[BEGIN]
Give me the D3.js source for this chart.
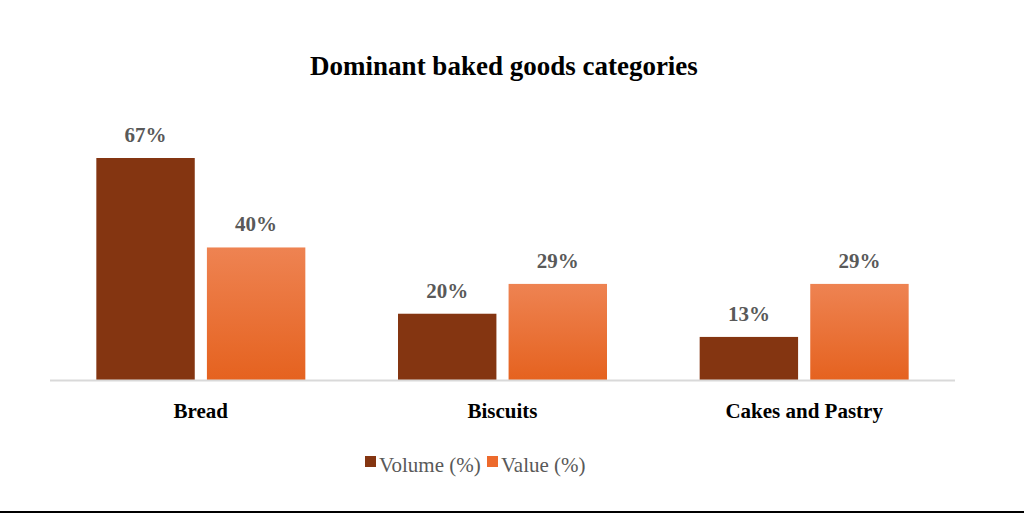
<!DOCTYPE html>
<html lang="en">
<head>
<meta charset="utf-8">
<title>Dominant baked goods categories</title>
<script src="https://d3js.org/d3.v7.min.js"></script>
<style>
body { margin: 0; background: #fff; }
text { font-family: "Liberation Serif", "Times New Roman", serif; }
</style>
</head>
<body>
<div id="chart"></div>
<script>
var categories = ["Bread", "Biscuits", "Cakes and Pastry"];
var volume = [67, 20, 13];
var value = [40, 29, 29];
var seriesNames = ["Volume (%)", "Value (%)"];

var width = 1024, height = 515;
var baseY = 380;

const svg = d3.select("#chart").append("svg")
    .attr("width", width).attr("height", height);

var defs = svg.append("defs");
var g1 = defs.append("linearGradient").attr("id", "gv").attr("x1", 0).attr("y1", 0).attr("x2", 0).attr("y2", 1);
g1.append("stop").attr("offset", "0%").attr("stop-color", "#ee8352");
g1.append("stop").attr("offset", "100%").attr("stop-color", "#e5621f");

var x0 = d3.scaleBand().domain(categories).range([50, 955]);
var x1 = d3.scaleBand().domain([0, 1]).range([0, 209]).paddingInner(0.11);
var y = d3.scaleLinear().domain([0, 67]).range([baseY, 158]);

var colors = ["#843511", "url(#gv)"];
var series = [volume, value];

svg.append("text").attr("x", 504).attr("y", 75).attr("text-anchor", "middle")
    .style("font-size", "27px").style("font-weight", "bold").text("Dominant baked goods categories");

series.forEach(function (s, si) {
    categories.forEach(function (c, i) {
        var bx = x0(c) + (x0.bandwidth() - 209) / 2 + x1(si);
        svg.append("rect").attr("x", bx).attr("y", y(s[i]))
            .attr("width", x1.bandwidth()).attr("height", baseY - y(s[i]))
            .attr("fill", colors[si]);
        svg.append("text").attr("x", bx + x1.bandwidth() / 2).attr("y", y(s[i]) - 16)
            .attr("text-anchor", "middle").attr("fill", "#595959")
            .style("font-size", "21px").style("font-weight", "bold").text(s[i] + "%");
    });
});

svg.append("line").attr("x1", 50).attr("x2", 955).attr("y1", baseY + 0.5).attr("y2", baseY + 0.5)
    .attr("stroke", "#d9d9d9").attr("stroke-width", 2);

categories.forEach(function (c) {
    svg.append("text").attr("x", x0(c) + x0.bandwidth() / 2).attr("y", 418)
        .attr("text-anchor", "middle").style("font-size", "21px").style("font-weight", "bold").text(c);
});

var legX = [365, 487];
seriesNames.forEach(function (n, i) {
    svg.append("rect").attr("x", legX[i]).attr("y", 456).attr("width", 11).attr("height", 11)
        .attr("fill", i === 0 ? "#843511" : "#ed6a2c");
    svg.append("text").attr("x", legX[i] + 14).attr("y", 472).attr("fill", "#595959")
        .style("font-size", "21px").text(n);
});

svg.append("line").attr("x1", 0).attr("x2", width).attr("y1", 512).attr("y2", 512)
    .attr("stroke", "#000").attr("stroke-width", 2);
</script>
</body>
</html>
[END]
- PROBLEM DETAILS -
Repeat the lines above exactly, and keep every picture out.

- TASK RESULT -
Give me the D3.js source for this chart.
<!DOCTYPE html>
<html lang="en">
<head>
<meta charset="utf-8">
<title>Dominant baked goods categories</title>
<script src="https://d3js.org/d3.v7.min.js"></script>
<style>
body { margin: 0; background: #fff; }
text { font-family: "Liberation Serif", "Times New Roman", serif; }
</style>
</head>
<body>
<div id="chart"></div>
<script>
var categories = ["Bread", "Biscuits", "Cakes and Pastry"];
var volume = [67, 20, 13];
var value = [40, 29, 29];
var seriesNames = ["Volume (%)", "Value (%)"];

var width = 1024, height = 515;
var baseY = 380;

const svg = d3.select("#chart").append("svg")
    .attr("width", width).attr("height", height);

var defs = svg.append("defs");
var g1 = defs.append("linearGradient").attr("id", "gv").attr("x1", 0).attr("y1", 0).attr("x2", 0).attr("y2", 1);
g1.append("stop").attr("offset", "0%").attr("stop-color", "#ee8352");
g1.append("stop").attr("offset", "100%").attr("stop-color", "#e5621f");

var x0 = d3.scaleBand().domain(categories).range([50, 955]);
var x1 = d3.scaleBand().domain([0, 1]).range([0, 209]).paddingInner(0.11);
var y = d3.scaleLinear().domain([0, 67]).range([baseY, 158]);

var colors = ["#843511", "url(#gv)"];
var series = [volume, value];

svg.append("text").attr("x", 504).attr("y", 75).attr("text-anchor", "middle")
    .style("font-size", "27px").style("font-weight", "bold").text("Dominant baked goods categories");

series.forEach(function (s, si) {
    categories.forEach(function (c, i) {
        var bx = x0(c) + (x0.bandwidth() - 209) / 2 + x1(si);
        svg.append("rect").attr("x", bx).attr("y", y(s[i]))
            .attr("width", x1.bandwidth()).attr("height", baseY - y(s[i]))
            .attr("fill", colors[si]);
        svg.append("text").attr("x", bx + x1.bandwidth() / 2).attr("y", y(s[i]) - 16)
            .attr("text-anchor", "middle").attr("fill", "#595959")
            .style("font-size", "21px").style("font-weight", "bold").text(s[i] + "%");
    });
});

svg.append("line").attr("x1", 50).attr("x2", 955).attr("y1", baseY + 0.5).attr("y2", baseY + 0.5)
    .attr("stroke", "#d9d9d9").attr("stroke-width", 2);

categories.forEach(function (c) {
    svg.append("text").attr("x", x0(c) + x0.bandwidth() / 2).attr("y", 418)
        .attr("text-anchor", "middle").style("font-size", "21px").style("font-weight", "bold").text(c);
});

var legX = [365, 487];
seriesNames.forEach(function (n, i) {
    svg.append("rect").attr("x", legX[i]).attr("y", 456).attr("width", 11).attr("height", 11)
        .attr("fill", i === 0 ? "#843511" : "#ed6a2c");
    svg.append("text").attr("x", legX[i] + 14).attr("y", 472).attr("fill", "#595959")
        .style("font-size", "21px").text(n);
});

svg.append("line").attr("x1", 0).attr("x2", width).attr("y1", 512).attr("y2", 512)
    .attr("stroke", "#000").attr("stroke-width", 2);
</script>
</body>
</html>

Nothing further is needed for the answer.